His master plan includes getting a college degree at UDC in human services and building a catering business that will hire kids who’ve been in foster care, giving them job skills training and work experience. “These kids are lonely and they feel like there is nobody out there who cares about them. I want to be that person who steps up to let them know I will be there.”

Nick’s mother is sober now and they have built a strong relationship together. He has a young son; Nick is a loving father and works hard to stop the cycle of youth incarceration.

Nick hopes his legacy will be as a person who gave back to his community. “I want people to say I helped homeless people, families that couldn’t provide for their kids, and children who didn’t have anyone else. I hope to be remembered as someone who didn’t judge people for their race, religion or sexual orientation. I hope they’ll say that I just helped people, 100%!”
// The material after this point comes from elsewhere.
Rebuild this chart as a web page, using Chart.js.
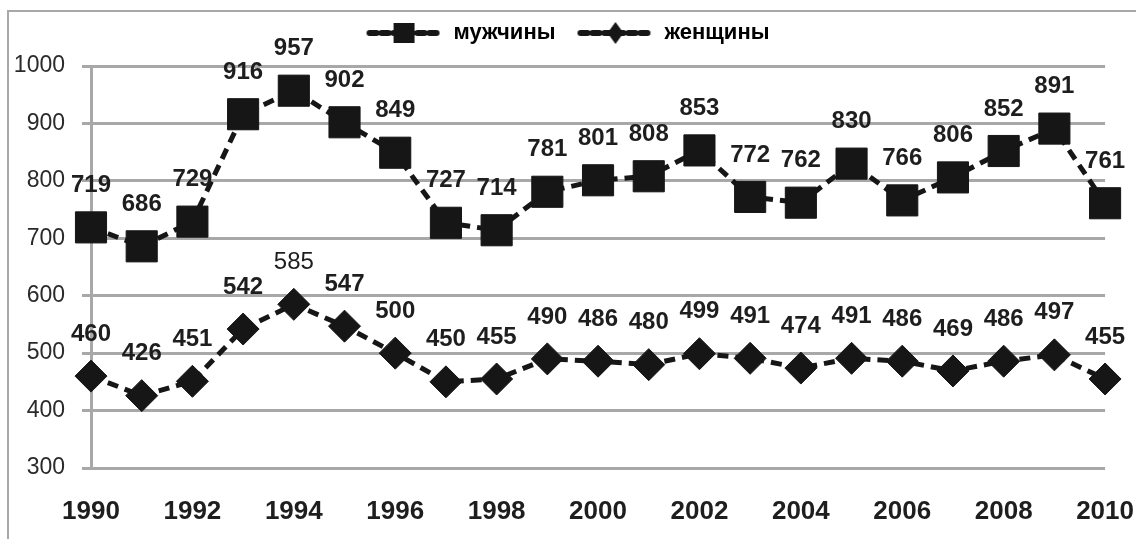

In November 2017, Nick won an award from the Court Services and Offender Supervision Agency, recognizing his hard work and perseverance in reentry. Free Minds could not be more proud of the beautifully positive legacy Nick is creating!

By Kelli Taylor

Nick is also the author of a personal essay published in the Marshall Project’s “Life Inside” series. Read his essay here: When Your 18th Birthday Gift Is a Transfer to Adult Prison

4 Comments

  1. Vivana Cruz on February 14, 2018 at 3:19 PM

    Hello, this is Vivana Cruz and I am a college student at Montgomery Community College. I am doing a project on should prisoners get free education. I enjoyed reading your story and hopefully you reply back.

  2. VICTOR KAKULU on February 20, 2018 at 11:00 AM

    Amazing. In life no condition is permanent. Give thanks for the incredible work Free Minds is doing for our youth. God bless and continue to guide your steps, Nick. Your story and efforts moving forward will undoubtedly guide people everywhere just like you. I believe this.

    Manners.

    “The genius thing that we did was, we didn’t give up.” (JAY Z)

  3. Thomas J. Villa on August 30, 2018 at 5:22 PM

    Nick – Congratulations on your many accomplishments, and thank you for all you are doing for our community. Keep being you!

    Tom

  4. marquis hicks on April 30, 2019 at 2:05 PM

    Best wishes and more from a fellow FreeMinds brother, I also witnessed your transformation first hand being locked up with you, and commend all your hard work and effort. You are the change that we spoke so much about.